**Data excerpt:**

>>

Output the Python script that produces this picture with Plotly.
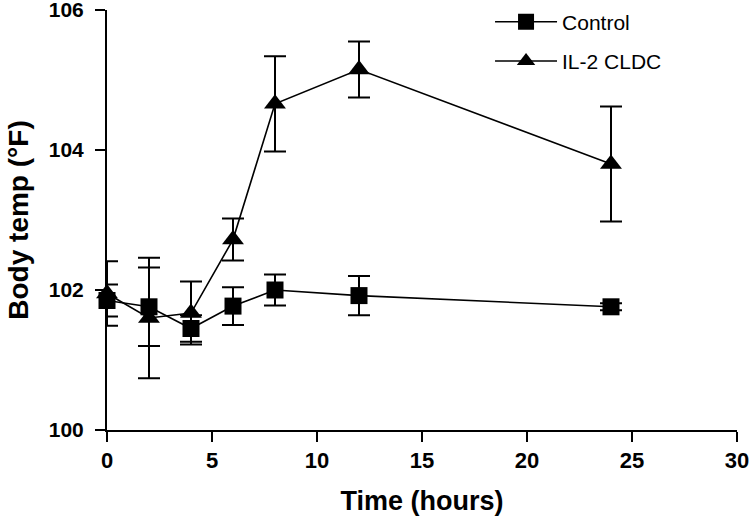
import plotly.graph_objects as go

time_h = [0, 2, 4, 6, 8, 12, 24]
control_mean = [101.85, 101.76, 101.45, 101.77, 102.0, 101.92, 101.76]
control_err = [0.23, 0.56, 0.19, 0.27, 0.22, 0.28, 0.05]
il2_mean = [101.95, 101.6, 101.67, 102.72, 104.66, 105.15, 103.8]
il2_err = [0.46, 0.86, 0.45, 0.30, 0.68, 0.40, 0.82]

series_names = ["Control", "IL-2 CLDC"]
x_ticks = [0, 5, 10, 15, 20, 25, 30]
y_ticks = [100, 102, 104, 106]

FONT = "Liberation Sans, Arial, sans-serif"

fig = go.Figure()
fig.add_trace(go.Scatter(
    x=time_h, y=control_mean, name=series_names[0], mode="lines+markers",
    legendgroup="c",
    line=dict(color="black", width=1.6),
    marker=dict(symbol="square", size=17, color="black"),
    error_y=dict(type="data", array=control_err, visible=True, color="black", thickness=2, width=11),
    cliponaxis=False,
))
fig.add_trace(go.Scatter(
    x=time_h, y=il2_mean, name=series_names[1], mode="lines+markers",
    legendgroup="i",
    line=dict(color="black", width=1.6),
    marker=dict(symbol="triangle-up", size=19, color="black"),
    error_y=dict(type="data", array=il2_err, visible=True, color="black", thickness=2, width=11),
    cliponaxis=False,
))

fig.update_layout(
    width=750, height=517,
    margin=dict(l=107, r=13, t=10, b=87, autoexpand=False),
    paper_bgcolor="white", plot_bgcolor="white",
    font=dict(family=FONT, color="black"),
    showlegend=True,
    legend=dict(
        x=0.608, y=1.02, xanchor="left", yanchor="top",
        font=dict(family=FONT, size=21, color="black"),
        itemwidth=62, tracegroupgap=9,
        bgcolor="rgba(0,0,0,0)",
    ),
    xaxis=dict(
        range=[0, 30], tickvals=x_ticks, ticktext=[str(v) for v in x_ticks],
        showline=True, linecolor="black", linewidth=2,
        ticks="outside", ticklen=10, tickwidth=2, tickcolor="black",
        showgrid=False, zeroline=False, automargin=False, ticklabeloverflow="allow",
        tickfont=dict(family=FONT, size=22, weight="bold"),
        title=dict(text="Time (hours)", font=dict(family=FONT, size=27, weight="bold"), standoff=19),
    ),
    yaxis=dict(
        range=[100, 106], tickvals=y_ticks, ticktext=[str(v) for v in y_ticks],
        showline=True, linecolor="black", linewidth=2,
        ticks="outside", ticklen=10, tickwidth=2, tickcolor="black",
        showgrid=False, zeroline=False, automargin=False, ticklabeloverflow="allow",
        ticklabelstandoff=7,
        tickfont=dict(family=FONT, size=21, weight="bold"),
        title=dict(text="Body temp (°F)", font=dict(family=FONT, size=28, weight="bold"), standoff=12),
    ),
)

fig.write_html(
    "out.html",
    config={"displayModeBar": False},
    post_script="document.body.style.margin='0';document.body.style.padding='0';",
)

<<

**The request:** Copy the whole listing above word for word but do not carry over the pictures.

**Finished answer:**
Output the Python script that produces this picture with Plotly.
import plotly.graph_objects as go

time_h = [0, 2, 4, 6, 8, 12, 24]
control_mean = [101.85, 101.76, 101.45, 101.77, 102.0, 101.92, 101.76]
control_err = [0.23, 0.56, 0.19, 0.27, 0.22, 0.28, 0.05]
il2_mean = [101.95, 101.6, 101.67, 102.72, 104.66, 105.15, 103.8]
il2_err = [0.46, 0.86, 0.45, 0.30, 0.68, 0.40, 0.82]

series_names = ["Control", "IL-2 CLDC"]
x_ticks = [0, 5, 10, 15, 20, 25, 30]
y_ticks = [100, 102, 104, 106]

FONT = "Liberation Sans, Arial, sans-serif"

fig = go.Figure()
fig.add_trace(go.Scatter(
    x=time_h, y=control_mean, name=series_names[0], mode="lines+markers",
    legendgroup="c",
    line=dict(color="black", width=1.6),
    marker=dict(symbol="square", size=17, color="black"),
    error_y=dict(type="data", array=control_err, visible=True, color="black", thickness=2, width=11),
    cliponaxis=False,
))
fig.add_trace(go.Scatter(
    x=time_h, y=il2_mean, name=series_names[1], mode="lines+markers",
    legendgroup="i",
    line=dict(color="black", width=1.6),
    marker=dict(symbol="triangle-up", size=19, color="black"),
    error_y=dict(type="data", array=il2_err, visible=True, color="black", thickness=2, width=11),
    cliponaxis=False,
))

fig.update_layout(
    width=750, height=517,
    margin=dict(l=107, r=13, t=10, b=87, autoexpand=False),
    paper_bgcolor="white", plot_bgcolor="white",
    font=dict(family=FONT, color="black"),
    showlegend=True,
    legend=dict(
        x=0.608, y=1.02, xanchor="left", yanchor="top",
        font=dict(family=FONT, size=21, color="black"),
        itemwidth=62, tracegroupgap=9,
        bgcolor="rgba(0,0,0,0)",
    ),
    xaxis=dict(
        range=[0, 30], tickvals=x_ticks, ticktext=[str(v) for v in x_ticks],
        showline=True, linecolor="black", linewidth=2,
        ticks="outside", ticklen=10, tickwidth=2, tickcolor="black",
        showgrid=False, zeroline=False, automargin=False, ticklabeloverflow="allow",
        tickfont=dict(family=FONT, size=22, weight="bold"),
        title=dict(text="Time (hours)", font=dict(family=FONT, size=27, weight="bold"), standoff=19),
    ),
    yaxis=dict(
        range=[100, 106], tickvals=y_ticks, ticktext=[str(v) for v in y_ticks],
        showline=True, linecolor="black", linewidth=2,
        ticks="outside", ticklen=10, tickwidth=2, tickcolor="black",
        showgrid=False, zeroline=False, automargin=False, ticklabeloverflow="allow",
        ticklabelstandoff=7,
        tickfont=dict(family=FONT, size=21, weight="bold"),
        title=dict(text="Body temp (°F)", font=dict(family=FONT, size=28, weight="bold"), standoff=12),
    ),
)

fig.write_html(
    "out.html",
    config={"displayModeBar": False},
    post_script="document.body.style.margin='0';document.body.style.padding='0';",
)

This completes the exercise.